FZF Usage Guide

I've been using FZF for a little while, but not very effectively. So thought I'd get down some usage guides to help me when I turn to it in future and get the muscle memory firing.

As ever, fzf --help is your friend. In Vim :help FZF.

From Terminal

Opening a file with fzf using bash expansion. Below will run fzf where you can type to find the target file, when you have the target file selected hit enter and it will be opened in Vim.

vim $(fzf)

You can also run fzf in a tmux pane.

vim $(fzf-tmux)

Open multiple files, tab to select.

vim $(fzf -m)

From Vim

I have the following in my .vimrc

let mapleader = "\<Space>"
nnoremap <leader>o :FZF -m<cr>
nnoremap <leader>r :FZF -m ~/home/tome/repos<cr>
nnoremap <leader>1 :FZF -m ../<cr>
nnoremap <leader>2 :FZF -m ../../<cr>
nnoremap <leader>3 :FZF -m ../../../<cr>

This means I can hit Space + o to find files in current directory, with multi select. Then Ctrl + t to open the selections in tabs or enter if only 1 file selected.

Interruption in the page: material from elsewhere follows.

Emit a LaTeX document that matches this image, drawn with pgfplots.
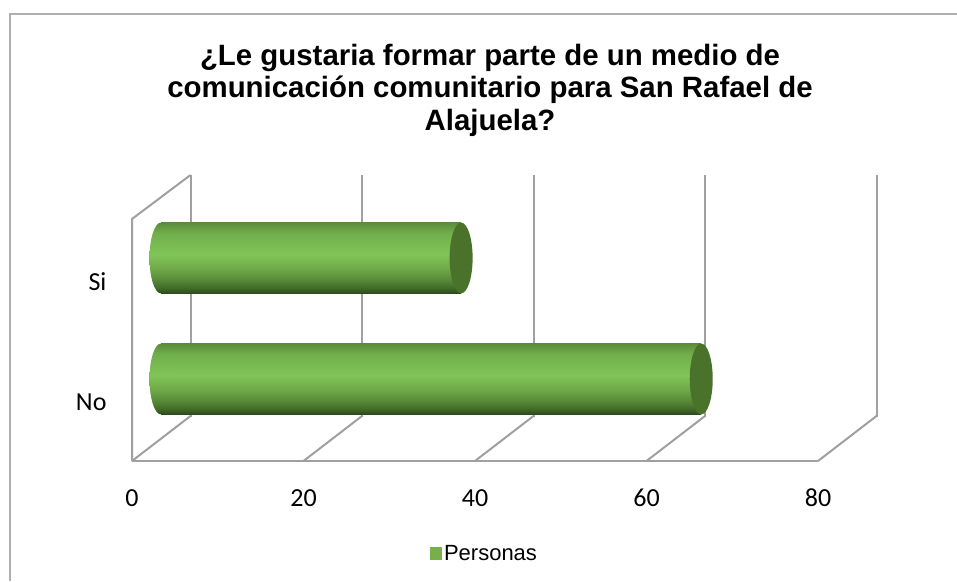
\documentclass[border=0pt]{standalone}
\usepackage{fontspec}
\setmainfont{Liberation Sans}
\newfontfamily\calibri{Carlito}
\usepackage{pgfplots}
\pgfplotsset{compat=1.18}
\definecolor{WallLine}{HTML}{A0A0A0}
\definecolor{FrameLine}{HTML}{B0B0B0}
\definecolor{CapGreen}{HTML}{4A722B}
\definecolor{KeyGreen}{HTML}{77B04A}
\definecolor{C0}{HTML}{2E481D}
\definecolor{C1}{HTML}{426B29}
\definecolor{C2}{HTML}{598C3A}
\definecolor{C3}{HTML}{6FA948}
\definecolor{C4}{HTML}{80C558}
\definecolor{C5}{HTML}{71AF4B}
\definecolor{C6}{HTML}{5B8C3A}
% cylinder body, dark underside, light band a bit above the middle
% (a shaded path only covers the middle 50bp of the shading)
\pgfdeclareverticalshading{cyl}{100bp}{
  color(0bp)=(C0);color(25bp)=(C0);color(29bp)=(C1);color(35bp)=(C2);color(42.5bp)=(C3);
  color(52.5bp)=(C4);color(67.5bp)=(C5);color(75bp)=(C6);color(100bp)=(C6)}
\pgfdeclareplotmark{leftcap}{
  \path[draw=none,shading=cyl,cm={1,0,0.1,1,(0pt,0pt)}] (0pt,0pt) ellipse [x radius=11.5pt,y radius=35.4pt];}
\pgfdeclareplotmark{rightcap}{
  \path[draw=none,fill=CapGreen,cm={1,0,0.1,1,(0pt,0pt)}] (0pt,0pt) ellipse [x radius=11.5pt,y radius=35.4pt];}
\tikzset{wall/.style={draw=WallLine,line width=2pt}}
\pgfplotsset{
  chartbox/.style={scale only axis,width=686pt,xmin=0,xmax=80,ymin=-0.5,ymax=1.5,
    anchor=south west,clip=false,axis line style={draw=none},
    xtick={0,20,40,60,80},ytick={0,1},major tick length=0pt,
    xticklabels={},yticklabels={}},
  cylinder/.style={xbar,bar width=70.8pt,bar shift=0pt,draw=none,shading=cyl,forget plot}}
\begin{document}
\begin{tikzpicture}
\useasboundingbox (0,0) rectangle (957pt,581pt);
\draw[FrameLine,line width=2pt] (10pt,0pt) -- (10pt,567pt) -- (957pt,567pt);
\node[font=\bfseries\fontsize{29.4}{32.5}\selectfont,align=center,anchor=center] at (490pt,491pt)
  {¿Le gustaria formar parte de un medio de\\comunicación comunitario para San Rafael de\\Alajuela?};
% back wall
\begin{axis}[chartbox,at={(190.5pt,164.5pt)},height=241.5pt,xmajorgrids,ymajorgrids=false,
  major grid style={wall}]
\addplot[draw=none,forget plot] coordinates {(0,0) (80,1)};
\end{axis}
% floor and left wall, carrying the tick labels
\begin{axis}[chartbox,at={(132pt,120pt)},height=242pt,
  xticklabels={0,20,40,60,80},yticklabels={No,Si},
  /pgf/number format/assume math mode=true,
  tick label style={font=\calibri\fontsize{26}{26}\selectfont},
  xticklabel style={yshift=-25pt,text height=16.5pt,text depth=0pt},
  yticklabel style={xshift=-22pt,yshift=-2pt},
  legend style={at={(0.5135,-0.381)},anchor=center,draw=none,fill=none,
    font=\fontsize{22}{22}\selectfont,inner sep=0pt},
  legend image code/.code={\fill[KeyGreen] (0pt,-6.5pt) rectangle (12.5pt,6pt);}]
\addplot[draw=none] coordinates {(0,0) (80,1)};
\addlegendentry{Personas}
\draw[wall] (axis cs:0,-0.5) -- (axis cs:80,-0.5);
\draw[wall] (axis cs:0,-0.5) -- (axis cs:0,1.5) -- ++(58.5pt,44pt);
\pgfplotsinvokeforeach{0,20,40,60,80}{
  \draw[wall] (axis cs:#1,-0.5) -- ++(58.5pt,45pt);
}
\end{axis}
% cylinders, shifted to the middle of the chart's depth
\begin{axis}[chartbox,at={(161pt,141.5pt)},height=242pt]
\addplot[only marks,mark=leftcap,forget plot] coordinates {(0,0) (0,1)};
\addplot[cylinder] coordinates {(63,0)};
\addplot[cylinder] coordinates {(35,1)};
\addplot[only marks,mark=rightcap,forget plot] coordinates {(63,0) (35,1)};
\end{axis}
\end{tikzpicture}
\end{document}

CtrlP allowed you to switch directory, this doesn't seem to be possible with FZF so the mappings with numbers allow me to open FZF in parent directories.

Sometimes I only need to search git repositories, hence r mapping above. In addition to this you can search git commits (once you have vim-fugitive installed) with :Commits. To run this in a new tab:

:tabnew | :Commits

In vim gt and Gt allow you to select next and previous tabs, you can also do 1gt , 2gt to move to a tab by order. This can get a bit cumbersome, FZF allows you to run a :Buffers command that will open up the fzf interface so you can quickly select a buffer to open, by the provided index or by typing.


For convenience I use the below mapping.

nnoremap <leader>b :Buffers<cr>

Want to switch color schemes in Vim


If you have the Silver Searcher installed ( sudo apt-get install silversearcher-ag on Ubuntu) you can run :Ag some_pattern to find files containing the pattern.

To search through lines in the current buffer use Lines which will allow you to find any line by typing text that is in that line.

Use :Locate to find files with specific extension ( at least that's how I started using this ), e.g. :Locate .md

If you use Vim you forget mappings occasionally ( hard to keep track when you get plugin bloat), well :Commands has got your back. It will show you all the available commands in Vim, including for plugins.

Below is from :help FZF with all Commands listed.

 Command          | List
  Files [PATH]    | Files (similar to  `:FZF` )
  GitFiles        | Git files
  Buffers         | Open buffers
  Colors          | Color schemes
  Ag [PATTERN]    | {ag}{5} search result (ALT-A to select all, ALT-D to deselect all)
  Lines           | Lines in loaded buffers
  BLines          | Lines in the current buffer
  Tags [QUERY]    | Tags in the project ( `ctags -R` )
  BTags [QUERY]   | Tags in the current buffer
  Marks           | Marks
  Windows         | Windows
  Locate PATTERN  |  `locate`  command output
  History         |  `v:oldfiles`  and open buffers
  History:        | Command history
  History/        | Search history
  Snippets        | Snippets ({UltiSnips}{6})
  Commits         | Git commits (requires {fugitive.vim}{7})
  BCommits        | Git commits for the current buffer
  Commands        | Commands
  Maps            | Normal mode mappings
  Helptags        | Help tags [1]

If you don't have this plugin, you need it!! It's excellent.